I like the progressive blogosphere being compared to the French Revolution, a period in history of incomparable literature and philosophy. We just need to make sure that a Napoleon doesn't result from our efforts...
Simon Rosenberg was recently telling Howard Fineman that Daily Kos and Atrios are now the real players in the Democratic Party and that the liberal blogosphere amounts to the equivalent of the French "Resistance" to the Vichy Washington insider Dems. Don't you love it when they state the obvious?

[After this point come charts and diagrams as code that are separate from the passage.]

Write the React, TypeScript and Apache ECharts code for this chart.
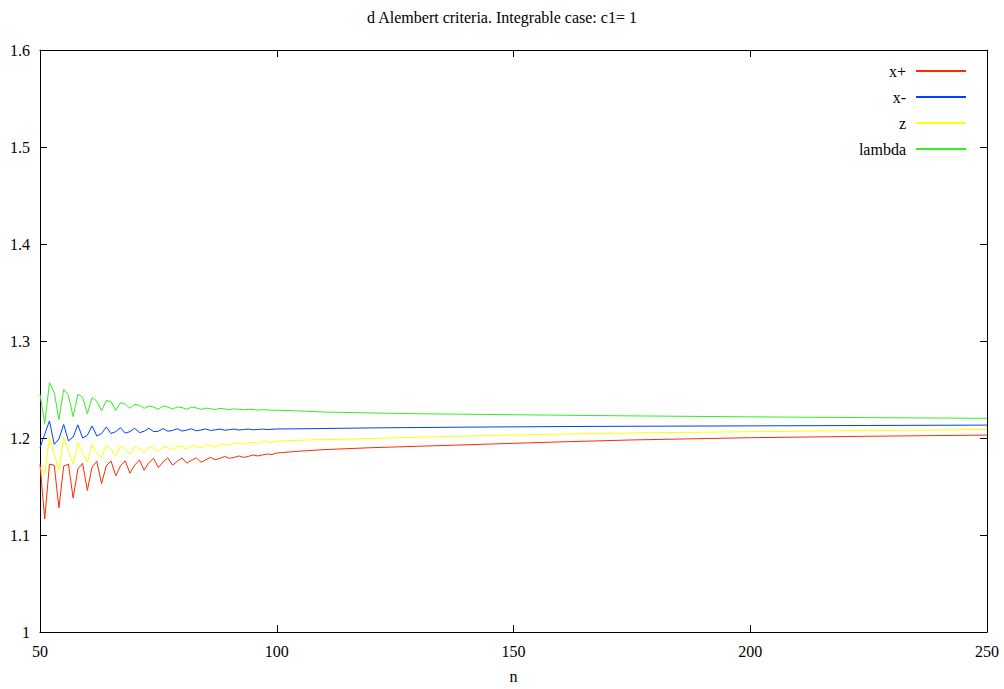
import React, { useEffect, useRef } from "react";
import * as echarts from "echarts";

const TITLE = "d Alembert criteria. Integrable case: c1= 1";
const X_TICKS = [50, 100, 150, 200, 250];
const Y_TICKS = [1, 1.1, 1.2, 1.3, 1.4, 1.5, 1.6];

const nDense = [
  50, 51, 52, 53, 54, 55, 56, 57, 58, 59, 60, 61, 62, 63, 64, 65, 66, 67, 68, 69, 70,
  71, 72, 73, 74, 75, 76, 77, 78, 79, 80, 81, 82, 83, 84, 85, 86, 87, 88, 89, 90,
  91, 92, 93, 94, 95, 96, 97, 98, 99, 100,
];
const nSparse = [105, 110, 120, 130, 140, 150, 160, 175, 200, 225, 250];

const xPlus = [
  1.173, 1.1165, 1.173, 1.172, 1.128, 1.171, 1.173, 1.138, 1.168, 1.174, 1.146,
  1.17, 1.176, 1.153, 1.1713, 1.1764, 1.161, 1.1713, 1.1764, 1.1637, 1.172,
  1.1774, 1.1668, 1.1747, 1.179, 1.1695, 1.1754, 1.1795, 1.172, 1.176, 1.1795,
  1.174, 1.177, 1.1795, 1.175, 1.1775, 1.18, 1.1775, 1.179, 1.181, 1.179,
  1.18, 1.1815, 1.18, 1.181, 1.1825, 1.1815, 1.1825, 1.1835, 1.183, 1.1845,
  1.1865, 1.188, 1.19, 1.1915, 1.193, 1.1945, 1.196, 1.198, 1.2003, 1.2018, 1.203,
];
const xMinus = [
  1.19, 1.204, 1.2176, 1.1935, 1.199, 1.214, 1.197, 1.201, 1.2135, 1.2, 1.2028,
  1.2124, 1.202, 1.2046, 1.2114, 1.2046, 1.2066, 1.2107, 1.205, 1.2066, 1.21,
  1.2055, 1.207, 1.21, 1.2066, 1.207, 1.2097, 1.207, 1.2078, 1.2095, 1.2072,
  1.2082, 1.2094, 1.2075, 1.2082, 1.2093, 1.2078, 1.2084, 1.2092, 1.208, 1.2086,
  1.2092, 1.2082, 1.2087, 1.2092, 1.2085, 1.2088, 1.2092, 1.2087, 1.209, 1.2093,
  1.2095, 1.2098, 1.2104, 1.2108, 1.2112, 1.2115, 1.2118, 1.2121, 1.2125, 1.2129, 1.2133,
];
const zVals = [
  1.1696, 1.1627, 1.201, 1.183, 1.167, 1.2003, 1.1867, 1.173, 1.1953, 1.185, 1.175,
  1.1935, 1.184, 1.1798, 1.1929, 1.1885, 1.1815, 1.1919, 1.1885, 1.1833, 1.191,
  1.1885, 1.185, 1.191, 1.1895, 1.186, 1.191, 1.19, 1.1874, 1.1915, 1.191,
  1.1885, 1.192, 1.1915, 1.1898, 1.1928, 1.1925, 1.191, 1.1938, 1.1936, 1.1925,
  1.1948, 1.1946, 1.1937, 1.1955, 1.1954, 1.1946, 1.1962, 1.196, 1.1955, 1.1968,
  1.1977, 1.1983, 1.1995, 1.2008, 1.202, 1.2031, 1.204, 1.2052, 1.2065, 1.2077, 1.2087,
];
const lambdaVals = [
  1.245, 1.215, 1.257, 1.247, 1.219, 1.25, 1.244, 1.222, 1.245, 1.242, 1.225,
  1.2416, 1.238, 1.2279, 1.2388, 1.2375, 1.2285, 1.2364, 1.235, 1.2306, 1.2347,
  1.2337, 1.2306, 1.233, 1.232, 1.2296, 1.233, 1.232, 1.2299, 1.232, 1.2313,
  1.2296, 1.232, 1.231, 1.2296, 1.2308, 1.2302, 1.2294, 1.2305, 1.23, 1.2292,
  1.23, 1.2296, 1.229, 1.2296, 1.2293, 1.2288, 1.2292, 1.229, 1.2286, 1.2287,
  1.2278, 1.2268, 1.2258, 1.225, 1.2245, 1.224, 1.2235, 1.2228, 1.2218, 1.221, 1.2203,
];

const seriesNames = ["x+", "x-", "z", "lambda"];
const seriesColors = ["#ff2a00", "#0040ff", "#ffff00", "#33ee22"];
const seriesValues = [xPlus, xMinus, zVals, lambdaVals];

const FONT = "'Liberation Serif', 'DejaVu Serif', serif";

export default function App() {
  const ref = useRef<HTMLDivElement>(null);
  useEffect(() => {
    if (!ref.current) return;
    const chart = echarts.init(ref.current, undefined, { renderer: "svg" });
    const nAll = nDense.concat(nSparse);
    const fmt = (v: number) => String(parseFloat(v.toFixed(2)));
    const axisLine = { show: true, lineStyle: { color: "#000", width: 1 } };
    const tick = { show: true, inside: true, length: 7, lineStyle: { color: "#000" } };
    const labelStyle = { color: "#000", fontFamily: FONT, fontSize: 16 };
    chart.setOption({
      animation: false,
      backgroundColor: "#fff",
      title: {
        text: TITLE,
        left: "center",
        top: 4,
        textStyle: { fontFamily: FONT, fontSize: 16, fontWeight: "normal", color: "#000" },
      },
      legend: {
        orient: "vertical",
        right: 32,
        top: 58,
        align: "right",
        itemWidth: 50,
        itemHeight: 14,
        itemGap: 10,
        itemStyle: { opacity: 0 },
        textStyle: { fontFamily: FONT, fontSize: 16, color: "#000", padding: [0, 5, 0, 0] },
        data: seriesNames,
      },
      grid: { left: 40, right: 17, top: 50, bottom: 56, containLabel: false },
      xAxis: [
        {
          type: "value",
          min: X_TICKS[0],
          max: X_TICKS[X_TICKS.length - 1],
          interval: 50,
          name: "n",
          nameLocation: "middle",
          nameGap: 36,
          nameTextStyle: labelStyle,
          axisLine,
          axisTick: tick,
          axisLabel: { ...labelStyle, margin: 11, formatter: fmt },
          splitLine: { show: false },
        },
        {
          type: "value",
          position: "top",
          min: X_TICKS[0],
          max: X_TICKS[X_TICKS.length - 1],
          interval: 50,
          axisLine,
          axisTick: tick,
          axisLabel: { show: false },
          splitLine: { show: false },
        },
      ],
      yAxis: [
        {
          type: "value",
          min: Y_TICKS[0],
          max: Y_TICKS[Y_TICKS.length - 1],
          interval: 0.1,
          axisLine,
          axisTick: tick,
          axisLabel: { ...labelStyle, margin: 10, formatter: fmt },
          splitLine: { show: false },
        },
        {
          type: "value",
          position: "right",
          min: Y_TICKS[0],
          max: Y_TICKS[Y_TICKS.length - 1],
          interval: 0.1,
          axisLine,
          axisTick: tick,
          axisLabel: { show: false },
          splitLine: { show: false },
        },
      ],
      series: seriesNames.map((name, i) => ({
        name,
        type: "line",
        xAxisIndex: 0,
        yAxisIndex: 0,
        symbol: "none",
        showSymbol: false,
        lineStyle: { color: seriesColors[i], width: 1 },
        itemStyle: { color: seriesColors[i] },
        data: nAll.map((n, k) => [n, seriesValues[i][k]]),
      })),
    });
    return () => chart.dispose();
  }, []);
  return <div ref={ref} style={{ width: 1004, height: 689, position: "absolute", left: 0, top: 0 }} />;
}
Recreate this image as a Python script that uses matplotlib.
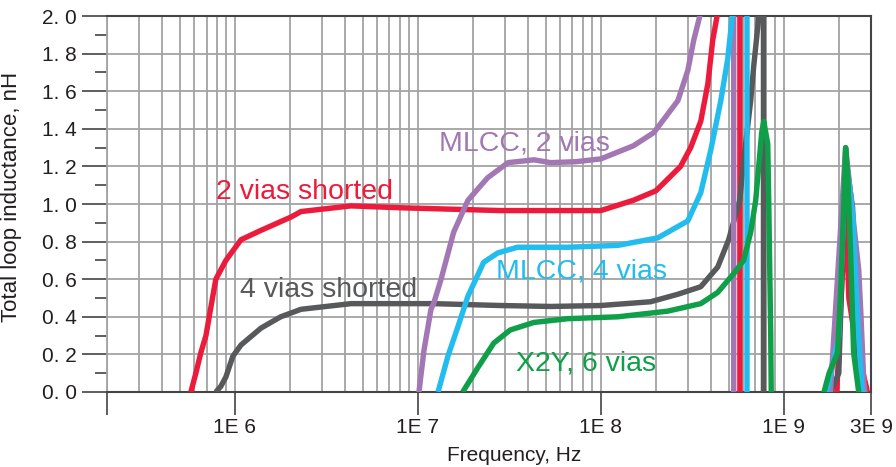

This article should further empower the growing cavalcade of experienced writers at DKos and should make rank-and-file Kossacks (such as myself) proud of their contribution.
Some excerpts:
"It's not a fight between liberals and conservatives," Rosenberg told me the other day. "It's between our `governing class' here and activists everywhere else."
In other words, it's The Beltway versus The Blogosphere."
Down with the Third Estate!!!
What's interesting is that Rosenberg is himself a Beltway creature, a preternaturally self-assured young insider with a cherubic face and a cold smile. He heads a group called the New Democratic Network and ran his own campaign for DNC chair. But the names he utters with reverence are net-based: organizers such as Eli Pariser and bloggers such as Daily Kos and Atrios.
Rosenberg rejects that notion that the bloggers represent a new "Internet Left." It's not an ideological rift, he says, but a "narrative" of independence versus capitulation: too many Democrats here are too yielding to George W. Bush on the war in Iraq, on tax policy, you name it. "What the blogs have developed is a narrative," he told me the other day," and the narrative is that the official Washington party has become like Vichy France."
And:
Rosenberg, who has, and can move easily in establishment circles, somewhat self-mockingly declares his own allegiance to the "narrative." "I feel like I've joined the Resistance!" he says.
Finally, what I have been saying since I logged into Daily Kos the first time:
But if Rosenberg is right, the key is not ideological purity but combativeness, and an appreciation of the power and tone of the internet.
So, Kos, are you meeting with Hillary as the article says? Make her beg and grovel if you do. Not that that will make a difference with liberal activists who have pretty much written her off.